Mais ces deux livres supportent difficilement la comparaison avec l’imposant volume proposé par Pierre Chalmin : 700 pages agrémentées d’un précieux « index des insulteurs ». Céline y est cité plus de quarante fois. Comme ses saillies sont bien connues des lecteurs du Bulletin, je signalerai plutôt les insultes qu’à son tour il dût encaisser : de Jean Renoir qui voit en lui un « Gaudissart de l’antisémitisme » à Elias Canetti qui le traite de « paranoïaque » en passant par un certain Ferron qui le considère « menteur, mythomane et peut-être fou », la récolte est belle. Encore que je ne voie pas bien en quoi le commentaire de Marcel Aymé (brocardant gentiment son antisémitisme) et celui de Jünger (constatant qu’il n’eut pas le même destin que Brasillach) soient vraiment injurieux. Mais sans doute faut-il tenir compte d’un imperceptible second degré...
Un des attraits du livre est de mettre en valeur des ouvrages contenant des pépites, comme le Journal de Paul Morand et celui de Matthieu Galey. Ou les critiques d’Angelo Rinaldi – celles de L’Express – étincelantes de fiel ³. Ainsi, à propos de Hervé Bazin : « Une si scrupuleuse absence d’art, qui équivaut à fournir le moteur sans le capot, sans la carrosserie, voire sans la voiture, méritait à la longue d’être relevée. » Ou à propos de Roger Peyrefitte : « Un grand méchant loup pour revue de L’Alcazar, l’œil concupiscent sous les coiffes de dentelles, et fouillant de sa patte sénile la culotte du Chaperon rouge. »
Comme tout dictionnaire, ce n’est évidemment pas un ouvrage qu’on lit d’une traite. On le butine plutôt, happant ici et là des bonheurs d’écriture.
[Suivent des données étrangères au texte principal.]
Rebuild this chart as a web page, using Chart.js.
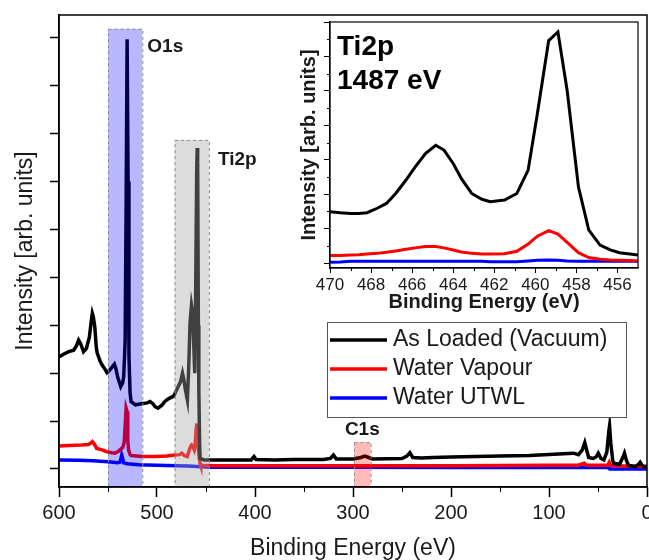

Je l’ai déjà indiqué, les pointes de Céline reprises dans cette anthologie sont archi connues, à l’exception de celle sur Malraux : « Il me semblait splendidement doué et puis il a manqué de pudeur, d’autocritique et de véritable expérience, il s’est pris au sérieux. À présent il est devenu tout à fait putain. Je ne crois plus qu’il en sortira rien. Des vagues bafouillages orientaux et prétentieux et gratuits. » Prescience de Céline ! Il écrit cela en 1934 dans une lettre privée. Ce qui ne l’empêchera pas de saluer dans Bagatelles le Malraux qu’il estimait : celui des Conquérants parus dix ans plus tôt.
Dans sa préface, Chalmin n’a pas tort de relever un certain dépérissement du genre : « On insulte aujourd’hui en se taisant, conspirant les silences : c’est un progrès qui confine à l’imitation des anémones. » Céline, lui, n’a jamais pu se taire. Inconscience mais aussi bravade sans lesquelles il ne serait pas ce génie de l’invective qui lui valut et lui vaut encore tant d’opprobres.
Marc LAUDELOUT
• Pierre Chalmin, Dictionnaire des injures littéraires, l’Éditeur, 2010, 734 pages (29 €)
1. Sylvie Yvert, Ceci n’est pas de la littérature… Les forcenés de la critique passent à l’acte, Éditions du Rocher, 2008, 222 pages.
2. Elsa Delachair, L’Art de l’insulte. Une anthologie littéraire, Éditions Inculte, 2010, 208 pages
3. Son dernier livre, Dans un état critique (Éd. La Découverte) rassemble 120 chroniques parues entre 1998 et 2003.